What is required: Without including the pictures, copy out every line below.

──────── Material

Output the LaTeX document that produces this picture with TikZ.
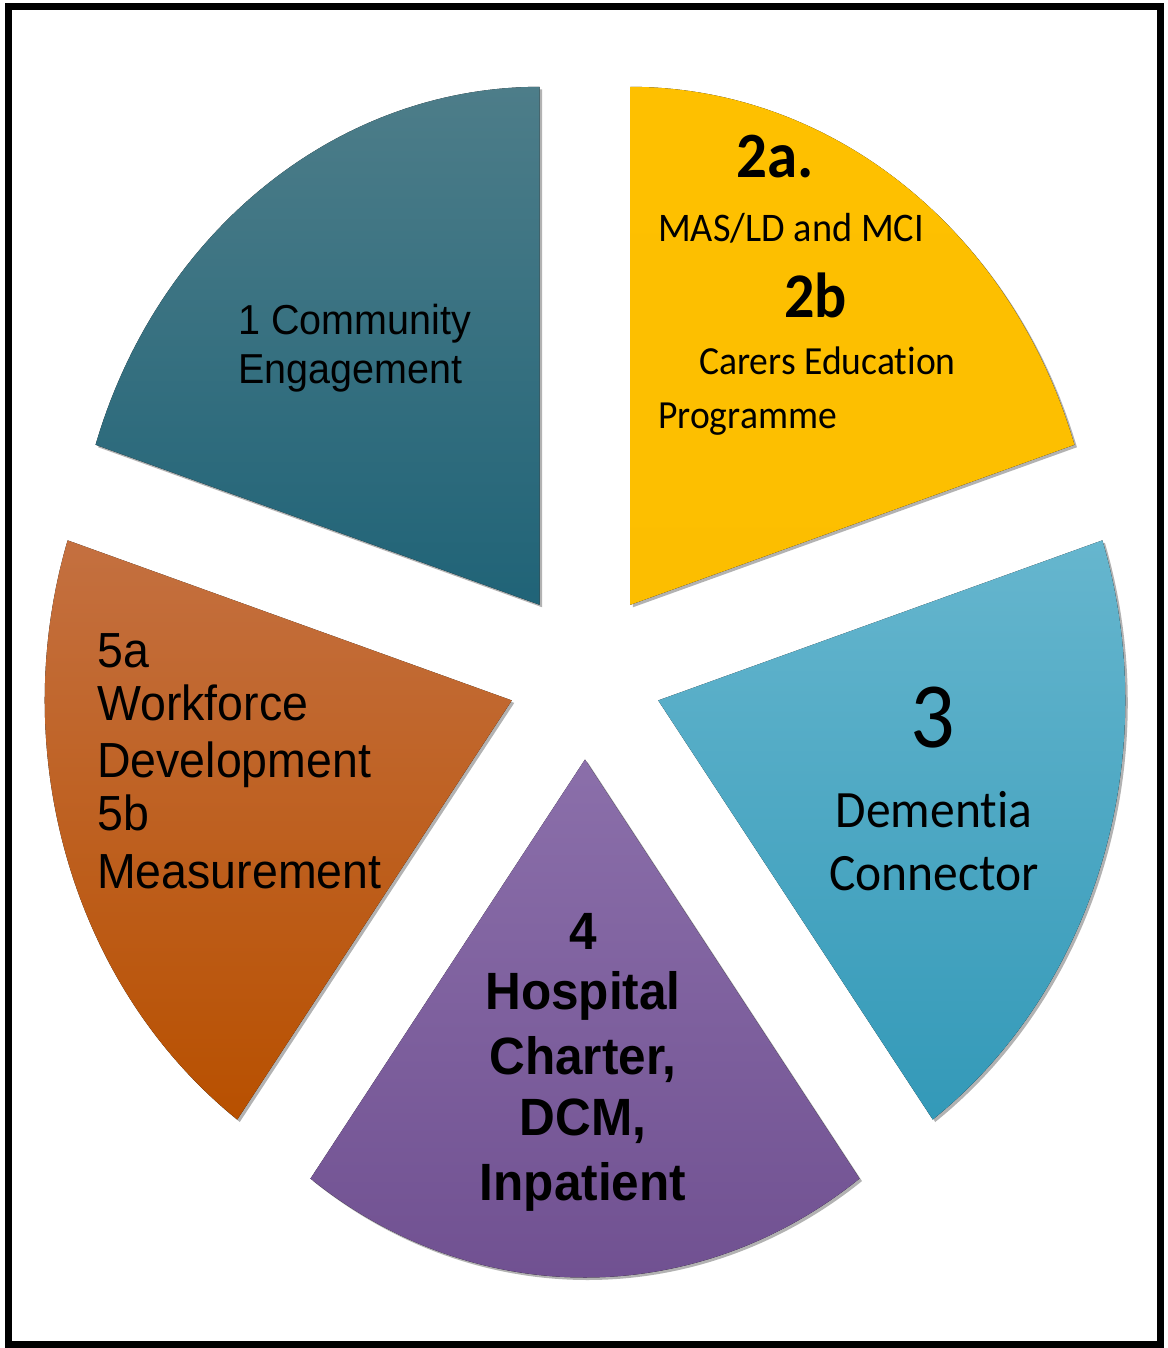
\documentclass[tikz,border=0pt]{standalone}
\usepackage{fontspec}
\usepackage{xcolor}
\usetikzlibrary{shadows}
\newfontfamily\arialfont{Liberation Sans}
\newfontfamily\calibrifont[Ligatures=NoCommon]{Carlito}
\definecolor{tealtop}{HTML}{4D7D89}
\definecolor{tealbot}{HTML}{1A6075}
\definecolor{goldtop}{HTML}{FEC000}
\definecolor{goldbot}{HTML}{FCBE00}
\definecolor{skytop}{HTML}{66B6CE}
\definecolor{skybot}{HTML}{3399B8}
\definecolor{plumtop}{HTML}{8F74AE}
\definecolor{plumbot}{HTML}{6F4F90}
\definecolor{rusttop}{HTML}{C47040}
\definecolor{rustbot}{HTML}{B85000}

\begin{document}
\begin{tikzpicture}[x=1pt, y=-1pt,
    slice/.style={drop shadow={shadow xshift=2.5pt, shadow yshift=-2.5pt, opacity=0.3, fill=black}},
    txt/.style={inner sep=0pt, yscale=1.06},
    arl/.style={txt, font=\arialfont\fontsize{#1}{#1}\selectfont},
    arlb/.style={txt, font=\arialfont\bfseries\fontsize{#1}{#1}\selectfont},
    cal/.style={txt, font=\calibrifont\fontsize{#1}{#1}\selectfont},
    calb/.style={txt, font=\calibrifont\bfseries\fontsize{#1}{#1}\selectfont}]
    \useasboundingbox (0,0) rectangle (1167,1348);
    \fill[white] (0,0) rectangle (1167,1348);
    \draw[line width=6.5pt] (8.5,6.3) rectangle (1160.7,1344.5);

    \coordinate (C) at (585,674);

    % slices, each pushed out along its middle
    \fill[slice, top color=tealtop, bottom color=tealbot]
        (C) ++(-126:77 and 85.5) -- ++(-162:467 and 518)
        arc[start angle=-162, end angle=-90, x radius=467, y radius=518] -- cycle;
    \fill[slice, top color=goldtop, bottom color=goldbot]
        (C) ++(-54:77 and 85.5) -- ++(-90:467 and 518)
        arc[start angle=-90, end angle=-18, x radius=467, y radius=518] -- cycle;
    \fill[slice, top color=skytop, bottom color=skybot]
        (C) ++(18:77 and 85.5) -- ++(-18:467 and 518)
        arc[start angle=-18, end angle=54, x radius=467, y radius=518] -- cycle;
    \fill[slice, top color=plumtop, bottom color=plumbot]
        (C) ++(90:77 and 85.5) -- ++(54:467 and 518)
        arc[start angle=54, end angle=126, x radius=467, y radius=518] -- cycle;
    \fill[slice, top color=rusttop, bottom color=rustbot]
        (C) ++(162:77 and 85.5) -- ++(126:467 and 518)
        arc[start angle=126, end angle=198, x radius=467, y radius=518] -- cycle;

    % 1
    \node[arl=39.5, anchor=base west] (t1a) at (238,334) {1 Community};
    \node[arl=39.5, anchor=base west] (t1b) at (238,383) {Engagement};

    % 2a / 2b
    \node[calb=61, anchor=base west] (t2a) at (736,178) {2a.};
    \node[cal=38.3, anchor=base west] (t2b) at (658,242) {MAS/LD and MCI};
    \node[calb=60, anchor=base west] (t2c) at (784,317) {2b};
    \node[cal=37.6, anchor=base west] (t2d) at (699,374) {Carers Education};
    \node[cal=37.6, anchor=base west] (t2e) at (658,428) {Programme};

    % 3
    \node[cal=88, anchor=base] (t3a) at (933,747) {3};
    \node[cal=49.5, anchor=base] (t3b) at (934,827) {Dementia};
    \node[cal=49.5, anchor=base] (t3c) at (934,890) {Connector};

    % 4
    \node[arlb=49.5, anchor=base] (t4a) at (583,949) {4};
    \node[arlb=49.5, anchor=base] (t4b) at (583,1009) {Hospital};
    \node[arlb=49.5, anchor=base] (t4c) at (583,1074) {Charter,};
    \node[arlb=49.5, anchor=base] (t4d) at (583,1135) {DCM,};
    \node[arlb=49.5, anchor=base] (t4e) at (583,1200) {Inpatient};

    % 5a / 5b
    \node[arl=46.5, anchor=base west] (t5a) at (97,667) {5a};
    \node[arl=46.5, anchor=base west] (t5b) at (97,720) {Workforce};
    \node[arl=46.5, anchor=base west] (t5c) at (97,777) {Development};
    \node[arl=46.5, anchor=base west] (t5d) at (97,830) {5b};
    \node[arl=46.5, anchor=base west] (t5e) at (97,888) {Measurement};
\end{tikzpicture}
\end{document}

────────────────

Task result:
Output the LaTeX document that produces this picture with TikZ.
\documentclass[tikz,border=0pt]{standalone}
\usepackage{fontspec}
\usepackage{xcolor}
\usetikzlibrary{shadows}
\newfontfamily\arialfont{Liberation Sans}
\newfontfamily\calibrifont[Ligatures=NoCommon]{Carlito}
\definecolor{tealtop}{HTML}{4D7D89}
\definecolor{tealbot}{HTML}{1A6075}
\definecolor{goldtop}{HTML}{FEC000}
\definecolor{goldbot}{HTML}{FCBE00}
\definecolor{skytop}{HTML}{66B6CE}
\definecolor{skybot}{HTML}{3399B8}
\definecolor{plumtop}{HTML}{8F74AE}
\definecolor{plumbot}{HTML}{6F4F90}
\definecolor{rusttop}{HTML}{C47040}
\definecolor{rustbot}{HTML}{B85000}

\begin{document}
\begin{tikzpicture}[x=1pt, y=-1pt,
    slice/.style={drop shadow={shadow xshift=2.5pt, shadow yshift=-2.5pt, opacity=0.3, fill=black}},
    txt/.style={inner sep=0pt, yscale=1.06},
    arl/.style={txt, font=\arialfont\fontsize{#1}{#1}\selectfont},
    arlb/.style={txt, font=\arialfont\bfseries\fontsize{#1}{#1}\selectfont},
    cal/.style={txt, font=\calibrifont\fontsize{#1}{#1}\selectfont},
    calb/.style={txt, font=\calibrifont\bfseries\fontsize{#1}{#1}\selectfont}]
    \useasboundingbox (0,0) rectangle (1167,1348);
    \fill[white] (0,0) rectangle (1167,1348);
    \draw[line width=6.5pt] (8.5,6.3) rectangle (1160.7,1344.5);

    \coordinate (C) at (585,674);

    % slices, each pushed out along its middle
    \fill[slice, top color=tealtop, bottom color=tealbot]
        (C) ++(-126:77 and 85.5) -- ++(-162:467 and 518)
        arc[start angle=-162, end angle=-90, x radius=467, y radius=518] -- cycle;
    \fill[slice, top color=goldtop, bottom color=goldbot]
        (C) ++(-54:77 and 85.5) -- ++(-90:467 and 518)
        arc[start angle=-90, end angle=-18, x radius=467, y radius=518] -- cycle;
    \fill[slice, top color=skytop, bottom color=skybot]
        (C) ++(18:77 and 85.5) -- ++(-18:467 and 518)
        arc[start angle=-18, end angle=54, x radius=467, y radius=518] -- cycle;
    \fill[slice, top color=plumtop, bottom color=plumbot]
        (C) ++(90:77 and 85.5) -- ++(54:467 and 518)
        arc[start angle=54, end angle=126, x radius=467, y radius=518] -- cycle;
    \fill[slice, top color=rusttop, bottom color=rustbot]
        (C) ++(162:77 and 85.5) -- ++(126:467 and 518)
        arc[start angle=126, end angle=198, x radius=467, y radius=518] -- cycle;

    % 1
    \node[arl=39.5, anchor=base west] (t1a) at (238,334) {1 Community};
    \node[arl=39.5, anchor=base west] (t1b) at (238,383) {Engagement};

    % 2a / 2b
    \node[calb=61, anchor=base west] (t2a) at (736,178) {2a.};
    \node[cal=38.3, anchor=base west] (t2b) at (658,242) {MAS/LD and MCI};
    \node[calb=60, anchor=base west] (t2c) at (784,317) {2b};
    \node[cal=37.6, anchor=base west] (t2d) at (699,374) {Carers Education};
    \node[cal=37.6, anchor=base west] (t2e) at (658,428) {Programme};

    % 3
    \node[cal=88, anchor=base] (t3a) at (933,747) {3};
    \node[cal=49.5, anchor=base] (t3b) at (934,827) {Dementia};
    \node[cal=49.5, anchor=base] (t3c) at (934,890) {Connector};

    % 4
    \node[arlb=49.5, anchor=base] (t4a) at (583,949) {4};
    \node[arlb=49.5, anchor=base] (t4b) at (583,1009) {Hospital};
    \node[arlb=49.5, anchor=base] (t4c) at (583,1074) {Charter,};
    \node[arlb=49.5, anchor=base] (t4d) at (583,1135) {DCM,};
    \node[arlb=49.5, anchor=base] (t4e) at (583,1200) {Inpatient};

    % 5a / 5b
    \node[arl=46.5, anchor=base west] (t5a) at (97,667) {5a};
    \node[arl=46.5, anchor=base west] (t5b) at (97,720) {Workforce};
    \node[arl=46.5, anchor=base west] (t5c) at (97,777) {Development};
    \node[arl=46.5, anchor=base west] (t5d) at (97,830) {5b};
    \node[arl=46.5, anchor=base west] (t5e) at (97,888) {Measurement};
\end{tikzpicture}
\end{document}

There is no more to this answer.